Reserve Soldiers remain "Twice the Citizen" in mass re-enlistment ceremony

By Sgt. Christopher Jackson | 363rd Public Affairs Detachment | Sept. 5, 2018

PAPILLION, Neb. — U.S. Army Reserve Soldiers renewed their oath of service to the United States of America during a mass re-enlistment ceremony at an Omaha Storm Chasers baseball game in Papillion, Nebraska, Aug. 30.

There were 22 Warrior Citizens that re-enlisted just behind home plate. One Soldier, who has been serving his country for more than seven years, said his decision was simple and similar to why he originally joined.

“It was very easy,” said Pfc. Nathan Longwell, a mechanic with the 443rd Transportation Company in Omaha. “[I re-enlisted] to help my family out, and because I feel like I haven’t fully done my duty.” Longwell, formerly on active duty, is a diesel mechanic as a civilian and a Lincoln native.

Retention is important to the outlook of America’s fighting force, but the Army Reserve aims to keep only capable, lethal and combat-ready Soldiers. 

“It is an honor and a privilege to serve in the United States Army Reserve,” said Sgt. Maj. Meredith Kunkel, sergeant major of the 8th Battalion, Army Reserve Careers Division, originally from Menomonie, Wisconsin. “As with every organization, we strive for quality.”

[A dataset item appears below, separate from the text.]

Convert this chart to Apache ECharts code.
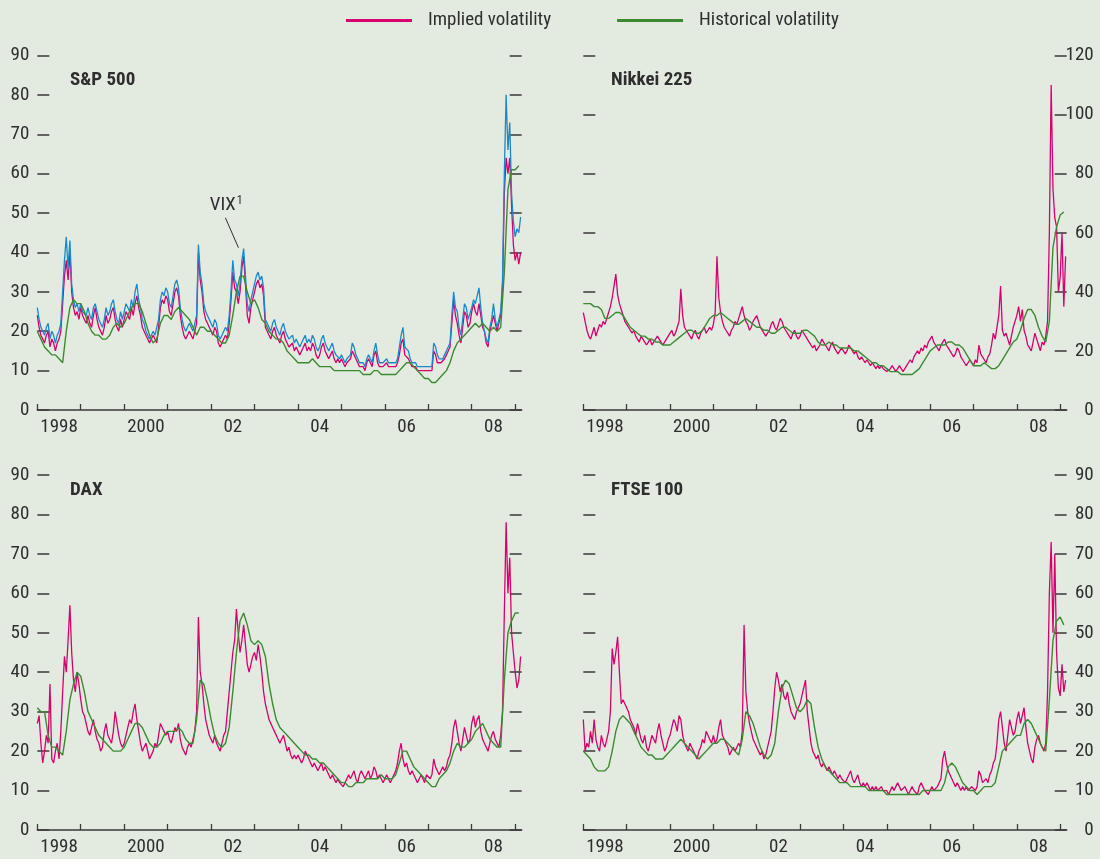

There can be struggles associated with being a Citizen Soldier. They must be persistent in finding a balance between their civilian employment while staying combat-ready.

“There is a little bit of a hardship on the shop for those weekends and weeks when I’m gone,” said Longwell, who recently returned from a two-week annual training event in California. “My civilian boss is pro military, and he allows me to take care of anything I need to take care of on the military side.” 

The Omaha Storm Chasers host annual military appreciation nights to salute members of the armed forces and veterans. Events like these provide a public platform for Soldiers to reenlist and the opportunity to strengthen relationships between the Army Reserve and local communities.

“I think it is pretty great that they allow us to do things like this,” said Longwell when speaking about his experience on the field. “It always feels good to re-enlist.”

The ceremony lasted merely a few minutes but is a positive sign for the future of the U.S. Army Reserve.

“Re-enlisting Soldiers affects retention as Soldiers are continuing to serve our great nation,” said Sgt. Maj. Kunkel. “Through time and experience, Soldiers continue to advance in their careers, take on additional skill sets and lead junior Soldiers.”